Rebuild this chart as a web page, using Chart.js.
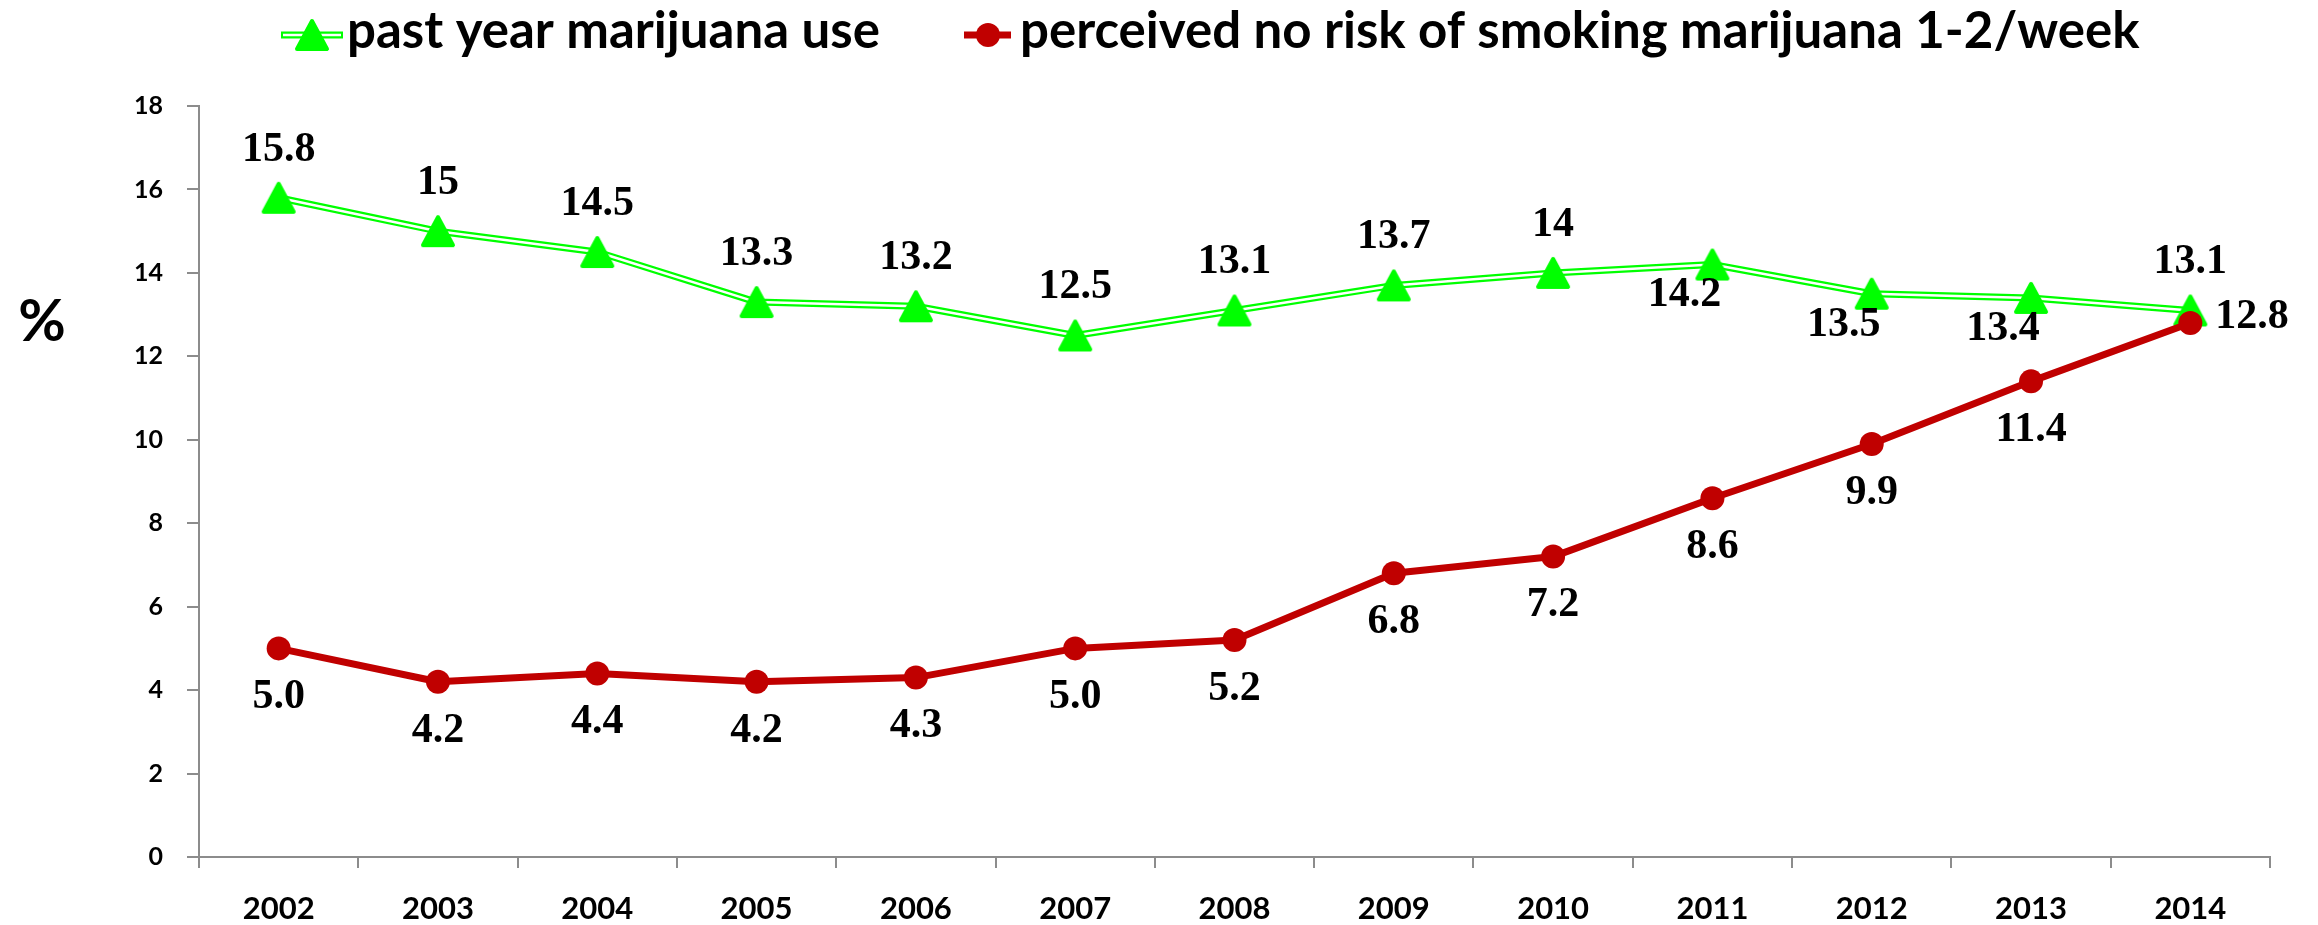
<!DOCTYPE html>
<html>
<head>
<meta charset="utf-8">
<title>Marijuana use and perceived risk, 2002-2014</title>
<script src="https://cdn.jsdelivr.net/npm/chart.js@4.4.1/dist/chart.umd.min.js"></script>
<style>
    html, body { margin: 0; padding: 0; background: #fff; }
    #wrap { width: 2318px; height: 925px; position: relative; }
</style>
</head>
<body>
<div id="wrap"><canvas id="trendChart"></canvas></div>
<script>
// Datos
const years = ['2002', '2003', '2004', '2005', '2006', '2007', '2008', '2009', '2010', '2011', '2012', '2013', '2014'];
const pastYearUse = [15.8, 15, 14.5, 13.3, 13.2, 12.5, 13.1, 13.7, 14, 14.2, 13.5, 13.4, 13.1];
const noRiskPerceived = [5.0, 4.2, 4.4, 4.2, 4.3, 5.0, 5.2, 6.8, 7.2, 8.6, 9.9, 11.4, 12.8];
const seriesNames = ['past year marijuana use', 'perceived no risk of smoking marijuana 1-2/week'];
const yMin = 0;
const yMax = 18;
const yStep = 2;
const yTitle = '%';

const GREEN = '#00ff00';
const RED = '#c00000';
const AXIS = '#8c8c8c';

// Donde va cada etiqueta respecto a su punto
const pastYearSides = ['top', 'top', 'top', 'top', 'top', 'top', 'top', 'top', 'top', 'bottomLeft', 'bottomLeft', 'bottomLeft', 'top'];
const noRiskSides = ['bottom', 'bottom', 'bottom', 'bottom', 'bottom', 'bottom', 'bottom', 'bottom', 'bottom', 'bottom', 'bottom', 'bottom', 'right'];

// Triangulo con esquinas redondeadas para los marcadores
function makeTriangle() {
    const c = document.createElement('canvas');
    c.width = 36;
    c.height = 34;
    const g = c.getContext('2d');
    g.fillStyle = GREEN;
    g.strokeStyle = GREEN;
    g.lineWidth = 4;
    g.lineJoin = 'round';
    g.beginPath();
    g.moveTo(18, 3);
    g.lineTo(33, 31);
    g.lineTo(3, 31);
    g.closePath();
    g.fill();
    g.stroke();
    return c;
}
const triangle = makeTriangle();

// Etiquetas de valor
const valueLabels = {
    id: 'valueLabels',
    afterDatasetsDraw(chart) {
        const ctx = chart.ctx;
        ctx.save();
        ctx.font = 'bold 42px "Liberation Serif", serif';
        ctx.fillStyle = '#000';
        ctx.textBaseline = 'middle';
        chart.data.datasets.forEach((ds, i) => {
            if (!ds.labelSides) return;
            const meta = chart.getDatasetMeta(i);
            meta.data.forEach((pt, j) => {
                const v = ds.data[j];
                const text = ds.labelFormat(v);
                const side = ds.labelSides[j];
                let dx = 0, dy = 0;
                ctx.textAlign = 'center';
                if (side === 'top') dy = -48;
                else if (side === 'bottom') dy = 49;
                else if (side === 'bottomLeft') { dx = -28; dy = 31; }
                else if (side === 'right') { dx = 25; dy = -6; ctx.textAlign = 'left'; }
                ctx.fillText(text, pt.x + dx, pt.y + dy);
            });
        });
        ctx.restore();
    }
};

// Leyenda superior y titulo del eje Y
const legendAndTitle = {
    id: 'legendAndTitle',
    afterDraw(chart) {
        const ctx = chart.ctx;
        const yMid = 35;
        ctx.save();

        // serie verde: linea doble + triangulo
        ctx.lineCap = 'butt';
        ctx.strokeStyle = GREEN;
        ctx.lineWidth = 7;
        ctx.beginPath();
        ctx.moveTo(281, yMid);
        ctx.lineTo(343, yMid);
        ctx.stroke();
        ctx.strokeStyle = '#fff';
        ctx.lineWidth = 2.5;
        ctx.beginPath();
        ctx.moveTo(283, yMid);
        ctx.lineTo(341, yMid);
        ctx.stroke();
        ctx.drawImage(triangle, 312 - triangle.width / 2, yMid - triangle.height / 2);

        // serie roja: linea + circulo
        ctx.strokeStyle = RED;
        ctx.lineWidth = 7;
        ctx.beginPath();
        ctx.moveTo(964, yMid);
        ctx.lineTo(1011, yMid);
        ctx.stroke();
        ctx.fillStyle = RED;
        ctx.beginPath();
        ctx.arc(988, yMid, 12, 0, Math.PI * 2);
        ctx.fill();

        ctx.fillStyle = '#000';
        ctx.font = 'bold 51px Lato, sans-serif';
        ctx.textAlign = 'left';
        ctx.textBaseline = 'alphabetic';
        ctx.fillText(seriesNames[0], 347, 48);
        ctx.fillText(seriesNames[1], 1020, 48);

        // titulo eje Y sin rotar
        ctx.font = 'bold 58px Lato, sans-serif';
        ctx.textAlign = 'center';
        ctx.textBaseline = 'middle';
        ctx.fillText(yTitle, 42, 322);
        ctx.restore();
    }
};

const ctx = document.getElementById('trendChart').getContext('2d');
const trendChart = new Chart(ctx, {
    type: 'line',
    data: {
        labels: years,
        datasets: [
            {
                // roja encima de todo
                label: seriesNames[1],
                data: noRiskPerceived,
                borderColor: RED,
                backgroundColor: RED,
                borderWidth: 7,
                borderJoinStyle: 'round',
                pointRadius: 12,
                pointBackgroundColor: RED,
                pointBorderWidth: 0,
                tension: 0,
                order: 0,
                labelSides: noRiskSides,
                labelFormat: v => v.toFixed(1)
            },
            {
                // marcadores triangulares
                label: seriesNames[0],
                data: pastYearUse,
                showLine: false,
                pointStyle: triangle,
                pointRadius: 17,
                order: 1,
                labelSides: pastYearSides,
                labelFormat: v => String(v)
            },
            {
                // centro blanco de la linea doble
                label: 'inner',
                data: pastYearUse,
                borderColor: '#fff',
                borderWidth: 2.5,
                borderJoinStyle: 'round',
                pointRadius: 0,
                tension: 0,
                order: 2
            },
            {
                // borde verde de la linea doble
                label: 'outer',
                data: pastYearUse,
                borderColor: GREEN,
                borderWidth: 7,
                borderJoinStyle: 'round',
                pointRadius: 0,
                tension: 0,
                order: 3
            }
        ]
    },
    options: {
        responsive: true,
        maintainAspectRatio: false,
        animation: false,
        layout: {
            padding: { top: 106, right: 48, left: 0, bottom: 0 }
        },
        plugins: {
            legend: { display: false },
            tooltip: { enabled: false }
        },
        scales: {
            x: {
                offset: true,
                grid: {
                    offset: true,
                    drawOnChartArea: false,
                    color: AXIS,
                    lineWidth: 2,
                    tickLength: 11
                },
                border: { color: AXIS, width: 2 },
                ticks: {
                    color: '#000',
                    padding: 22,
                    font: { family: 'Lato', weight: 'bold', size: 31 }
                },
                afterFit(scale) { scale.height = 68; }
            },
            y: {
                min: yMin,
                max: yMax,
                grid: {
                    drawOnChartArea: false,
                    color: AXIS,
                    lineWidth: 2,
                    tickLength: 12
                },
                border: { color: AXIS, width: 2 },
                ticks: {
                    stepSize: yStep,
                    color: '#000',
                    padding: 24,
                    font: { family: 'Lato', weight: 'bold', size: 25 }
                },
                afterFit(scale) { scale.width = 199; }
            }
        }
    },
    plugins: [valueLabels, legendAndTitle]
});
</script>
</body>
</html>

#### Task instructions
Working from the material above, transcribe it exactly while omitting pictures.

#### Reply to the exercise
Rebuild this chart as a web page, using Chart.js.
<!DOCTYPE html>
<html>
<head>
<meta charset="utf-8">
<title>Marijuana use and perceived risk, 2002-2014</title>
<script src="https://cdn.jsdelivr.net/npm/chart.js@4.4.1/dist/chart.umd.min.js"></script>
<style>
    html, body { margin: 0; padding: 0; background: #fff; }
    #wrap { width: 2318px; height: 925px; position: relative; }
</style>
</head>
<body>
<div id="wrap"><canvas id="trendChart"></canvas></div>
<script>
// Datos
const years = ['2002', '2003', '2004', '2005', '2006', '2007', '2008', '2009', '2010', '2011', '2012', '2013', '2014'];
const pastYearUse = [15.8, 15, 14.5, 13.3, 13.2, 12.5, 13.1, 13.7, 14, 14.2, 13.5, 13.4, 13.1];
const noRiskPerceived = [5.0, 4.2, 4.4, 4.2, 4.3, 5.0, 5.2, 6.8, 7.2, 8.6, 9.9, 11.4, 12.8];
const seriesNames = ['past year marijuana use', 'perceived no risk of smoking marijuana 1-2/week'];
const yMin = 0;
const yMax = 18;
const yStep = 2;
const yTitle = '%';

const GREEN = '#00ff00';
const RED = '#c00000';
const AXIS = '#8c8c8c';

// Donde va cada etiqueta respecto a su punto
const pastYearSides = ['top', 'top', 'top', 'top', 'top', 'top', 'top', 'top', 'top', 'bottomLeft', 'bottomLeft', 'bottomLeft', 'top'];
const noRiskSides = ['bottom', 'bottom', 'bottom', 'bottom', 'bottom', 'bottom', 'bottom', 'bottom', 'bottom', 'bottom', 'bottom', 'bottom', 'right'];

// Triangulo con esquinas redondeadas para los marcadores
function makeTriangle() {
    const c = document.createElement('canvas');
    c.width = 36;
    c.height = 34;
    const g = c.getContext('2d');
    g.fillStyle = GREEN;
    g.strokeStyle = GREEN;
    g.lineWidth = 4;
    g.lineJoin = 'round';
    g.beginPath();
    g.moveTo(18, 3);
    g.lineTo(33, 31);
    g.lineTo(3, 31);
    g.closePath();
    g.fill();
    g.stroke();
    return c;
}
const triangle = makeTriangle();

// Etiquetas de valor
const valueLabels = {
    id: 'valueLabels',
    afterDatasetsDraw(chart) {
        const ctx = chart.ctx;
        ctx.save();
        ctx.font = 'bold 42px "Liberation Serif", serif';
        ctx.fillStyle = '#000';
        ctx.textBaseline = 'middle';
        chart.data.datasets.forEach((ds, i) => {
            if (!ds.labelSides) return;
            const meta = chart.getDatasetMeta(i);
            meta.data.forEach((pt, j) => {
                const v = ds.data[j];
                const text = ds.labelFormat(v);
                const side = ds.labelSides[j];
                let dx = 0, dy = 0;
                ctx.textAlign = 'center';
                if (side === 'top') dy = -48;
                else if (side === 'bottom') dy = 49;
                else if (side === 'bottomLeft') { dx = -28; dy = 31; }
                else if (side === 'right') { dx = 25; dy = -6; ctx.textAlign = 'left'; }
                ctx.fillText(text, pt.x + dx, pt.y + dy);
            });
        });
        ctx.restore();
    }
};

// Leyenda superior y titulo del eje Y
const legendAndTitle = {
    id: 'legendAndTitle',
    afterDraw(chart) {
        const ctx = chart.ctx;
        const yMid = 35;
        ctx.save();

        // serie verde: linea doble + triangulo
        ctx.lineCap = 'butt';
        ctx.strokeStyle = GREEN;
        ctx.lineWidth = 7;
        ctx.beginPath();
        ctx.moveTo(281, yMid);
        ctx.lineTo(343, yMid);
        ctx.stroke();
        ctx.strokeStyle = '#fff';
        ctx.lineWidth = 2.5;
        ctx.beginPath();
        ctx.moveTo(283, yMid);
        ctx.lineTo(341, yMid);
        ctx.stroke();
        ctx.drawImage(triangle, 312 - triangle.width / 2, yMid - triangle.height / 2);

        // serie roja: linea + circulo
        ctx.strokeStyle = RED;
        ctx.lineWidth = 7;
        ctx.beginPath();
        ctx.moveTo(964, yMid);
        ctx.lineTo(1011, yMid);
        ctx.stroke();
        ctx.fillStyle = RED;
        ctx.beginPath();
        ctx.arc(988, yMid, 12, 0, Math.PI * 2);
        ctx.fill();

        ctx.fillStyle = '#000';
        ctx.font = 'bold 51px Lato, sans-serif';
        ctx.textAlign = 'left';
        ctx.textBaseline = 'alphabetic';
        ctx.fillText(seriesNames[0], 347, 48);
        ctx.fillText(seriesNames[1], 1020, 48);

        // titulo eje Y sin rotar
        ctx.font = 'bold 58px Lato, sans-serif';
        ctx.textAlign = 'center';
        ctx.textBaseline = 'middle';
        ctx.fillText(yTitle, 42, 322);
        ctx.restore();
    }
};

const ctx = document.getElementById('trendChart').getContext('2d');
const trendChart = new Chart(ctx, {
    type: 'line',
    data: {
        labels: years,
        datasets: [
            {
                // roja encima de todo
                label: seriesNames[1],
                data: noRiskPerceived,
                borderColor: RED,
                backgroundColor: RED,
                borderWidth: 7,
                borderJoinStyle: 'round',
                pointRadius: 12,
                pointBackgroundColor: RED,
                pointBorderWidth: 0,
                tension: 0,
                order: 0,
                labelSides: noRiskSides,
                labelFormat: v => v.toFixed(1)
            },
            {
                // marcadores triangulares
                label: seriesNames[0],
                data: pastYearUse,
                showLine: false,
                pointStyle: triangle,
                pointRadius: 17,
                order: 1,
                labelSides: pastYearSides,
                labelFormat: v => String(v)
            },
            {
                // centro blanco de la linea doble
                label: 'inner',
                data: pastYearUse,
                borderColor: '#fff',
                borderWidth: 2.5,
                borderJoinStyle: 'round',
                pointRadius: 0,
                tension: 0,
                order: 2
            },
            {
                // borde verde de la linea doble
                label: 'outer',
                data: pastYearUse,
                borderColor: GREEN,
                borderWidth: 7,
                borderJoinStyle: 'round',
                pointRadius: 0,
                tension: 0,
                order: 3
            }
        ]
    },
    options: {
        responsive: true,
        maintainAspectRatio: false,
        animation: false,
        layout: {
            padding: { top: 106, right: 48, left: 0, bottom: 0 }
        },
        plugins: {
            legend: { display: false },
            tooltip: { enabled: false }
        },
        scales: {
            x: {
                offset: true,
                grid: {
                    offset: true,
                    drawOnChartArea: false,
                    color: AXIS,
                    lineWidth: 2,
                    tickLength: 11
                },
                border: { color: AXIS, width: 2 },
                ticks: {
                    color: '#000',
                    padding: 22,
                    font: { family: 'Lato', weight: 'bold', size: 31 }
                },
                afterFit(scale) { scale.height = 68; }
            },
            y: {
                min: yMin,
                max: yMax,
                grid: {
                    drawOnChartArea: false,
                    color: AXIS,
                    lineWidth: 2,
                    tickLength: 12
                },
                border: { color: AXIS, width: 2 },
                ticks: {
                    stepSize: yStep,
                    color: '#000',
                    padding: 24,
                    font: { family: 'Lato', weight: 'bold', size: 25 }
                },
                afterFit(scale) { scale.width = 199; }
            }
        }
    },
    plugins: [valueLabels, legendAndTitle]
});
</script>
</body>
</html>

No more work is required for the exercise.